Les chiens enragés :

Un jour quelqu’un frappa à ma porte
J’allai ouvrir
Dehors, personne…

Personne ne me connaissait
Je n’avais pas d’amis ni de connaissances
J’étais seul, vivais seul, écrivais seul, dormais seul…

Aujourd’hui encore je me demande pourquoi a frappé à la porte
ce jour là ?

On ne fréquente pas la solitude et l’ostracisme
Les gens ont peur de vivre seuls
A vivre en solitaire on y prend trop vite goût
Tout comme pour les dérives de la vie, on peut mourir d’overdose
de solitude.
Ça vient un jour où il fait plus gris que d’habitude…

On oublie de respirer et on se couche sur le sofa pour faire le vide
autour de soi
C’est amusant comme le vide se nourrit du vide.
A défaut de succomber de solitude
On en viendrait presque à s’inventer une existence de débauché
mondain…

Le Beau que l’on invite pour aimanter les jolies filles et les
garçons attirants…

Et puis, on oublie
On s’oublie et quand on se réveille
On a oublié de faire le vide autour de soi
On est le vide…

Torchon inusable sur qui les invités au grand bal des hypocrites
frottent leurs godasses cirées
aux semelles garnies de merde de chien ramassée sur le trottoir
du voisin.

Monday, May 18, 2009

Paradis bancal de Brigitte Giraud

Je viens d'aller faire un tour sur le blog de Brigitte Giraud, intitulé "Paradis bancal", véritable espace personnel, en lien avec le vivant.

On y trouve des poèmes écrits à partir d'images (fixes ou vidéo).

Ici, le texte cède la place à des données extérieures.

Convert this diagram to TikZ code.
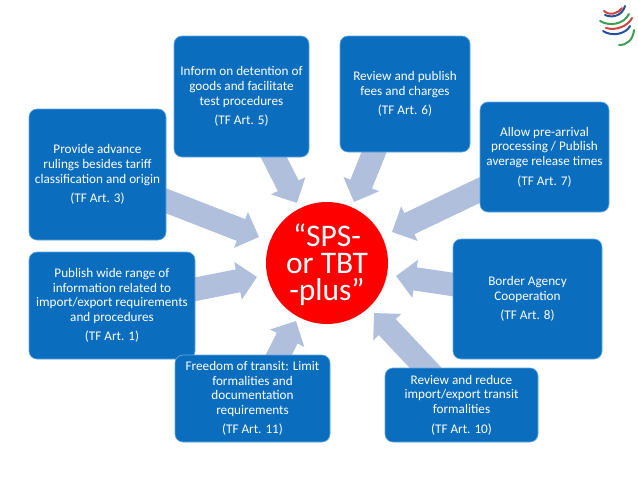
\documentclass[tikz,border=0pt]{standalone}
\usepackage{fontspec}
\setmainfont{Carlito}
\usepackage{xcolor}
\definecolor{tfblue}{HTML}{0A6DBE}
\definecolor{tfedge}{HTML}{5FA8E0}
\definecolor{arrowblue}{HTML}{AFBFDC}
\definecolor{wtored}{HTML}{D0443F}
\definecolor{wtoblue}{HTML}{27509B}
\definecolor{wtogreen}{HTML}{3E9E55}
\usetikzlibrary{arrows.meta, positioning, backgrounds}

\begin{document}
\begin{tikzpicture}[
    x=0.75pt, y=-0.75pt,
    tf_box/.style={rectangle, rounded corners=6pt, fill=tfblue, draw=tfedge, line width=0.5pt, text=white, font=\fontsize{9.9}{11}\selectfont, align=center, inner sep=0pt},
    hub/.style={circle, fill=red, text=white, minimum size=91.5pt, inner sep=0pt, align=center, font=\fontsize{23.6}{20.2}\selectfont},
    block_arrow/.style={-{Triangle[width=28pt, length=14.5pt]}, line width=17.5pt, color=arrowblue, shorten <=-8pt},
    logo_arc/.style={line width=1.5pt, line cap=round}
]
\useasboundingbox (0,0) rectangle (638,479);

% BOXES
\node[tf_box, minimum width=102.75pt, minimum height=98.25pt] (art3) at (97.5,174.5) {Provide advance\\rulings besides tariff\\classification and origin\\[3.6pt](TF Art. 3)};
\node[tf_box, minimum width=101.25pt, minimum height=90.75pt] (art5) at (241.5,96.5) {Inform on detention of\\goods and facilitate\\test procedures\\[3.6pt](TF Art. 5)};
\node[tf_box, minimum width=97.5pt, minimum height=87pt] (art6) at (405,94) {Review and publish\\fees and charges\\[3.6pt](TF Art. 6)};
\node[tf_box, minimum width=96.75pt, minimum height=82.5pt] (art7) at (544.5,157) {Allow pre-arrival\\processing / Publish\\average release times\\[3.6pt](TF Art. 7)};
\node[tf_box, minimum width=111.75pt, minimum height=90pt] (art8) at (527.5,299) {Border Agency\\Cooperation\\[3.6pt](TF Art. 8)};
\node[tf_box, minimum width=114.75pt, minimum height=55.5pt] (art10) at (461.5,405) {Review and reduce\\import/export transit\\formalities\\[3.6pt](TF Art. 10)};
\node[tf_box, minimum width=124.5pt, minimum height=80.25pt] (art1) at (112,305.5) {Publish wide range of\\information related to\\import/export requirements\\and procedures\\[3.6pt](TF Art. 1)};
\node[tf_box, minimum width=116.25pt, minimum height=65.25pt] (art11) at (252.5,398.5) {Freedom of transit: Limit\\formalities and\\documentation\\requirements\\[3.6pt](TF Art. 11)};

% CENTRE
\node[hub] (sps) at (327,263) {\rule{0pt}{19.5pt}“SPS-\\or TBT\\-plus”};

% ARROWS
\coordinate (tip3) at (259,237);
\coordinate (tip5) at (297,203);
\coordinate (tip6) at (354,202);
\coordinate (tip7) at (392,232);
\coordinate (tip8) at (396,276);
\coordinate (tip10) at (374,313);
\coordinate (tip11) at (296,321);
\coordinate (tip1) at (257,277);
\begin{pgfonlayer}{background}
\draw[block_arrow] (art3.-21.6) -- (tip3);
\draw[block_arrow] (art5.-62.1) -- (tip5);
\draw[block_arrow] (art6.242.7) -- (tip6);
\draw[block_arrow] (art7.207.1) -- (tip7);
\draw[block_arrow] (art8.169.4) -- (tip8);
\draw[block_arrow] (art10.134.6) -- (tip10);
\draw[block_arrow] (art11.59.6) -- (tip11);
\draw[block_arrow] (art1.11.2) -- (tip1);
\end{pgfonlayer}

% LOGO
\draw[logo_arc, wtored] (604,11) .. controls (610,16) and (617,14) .. (622,8);
\draw[logo_arc, wtoblue] (605,15) .. controls (614,19) and (623,14) .. (625,6);
\draw[logo_arc, wtogreen] (600,21) .. controls (610,27) and (624,24) .. (629,14);
\draw[logo_arc, wtored] (606,28) .. controls (616,31) and (628,26) .. (632,18);
\draw[logo_arc, wtoblue] (603,31) .. controls (612,37) and (626,34) .. (630,26);
\draw[logo_arc, wtogreen] (619,45) .. controls (627,45) and (633,40) .. (634,30);
\end{tikzpicture}
\end{document}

Le fait d'alterner images et textes permet évidemment de rendre le support moins opaque et plus ouvert au monde qui l'entoure.

A partir de cette alternance, vous pouvez vous livrer à un petit jeu : imaginer à chaque fois le poème ou l'image. Car bien sûr, le but n'est pas surtout d'écrire ce qui voit, mais ce qui peut se deviner. Et l'on constate que les interprétations d'une image peuvent être diverses et ne sont pas fixées par le poème. C'est une chance, par la poésie, de pouvoir réenchanter le réel à volonté, ou de trouver le petit bouton qui coince, sous le voile des apparences. D'où ce nom de "paradis bancal" qui résume bien les poèmes contenus ici. Le "bancal" peut également être tout simplement l'avant ou l'après de l'image que l'auteur s'évertue à deviner...Ou quand la subjectivité se fait objective.

Plus rarement, vous pouvez lire également quelques chroniques de poèmes. Pour aller au paradis bancal, c'est ici.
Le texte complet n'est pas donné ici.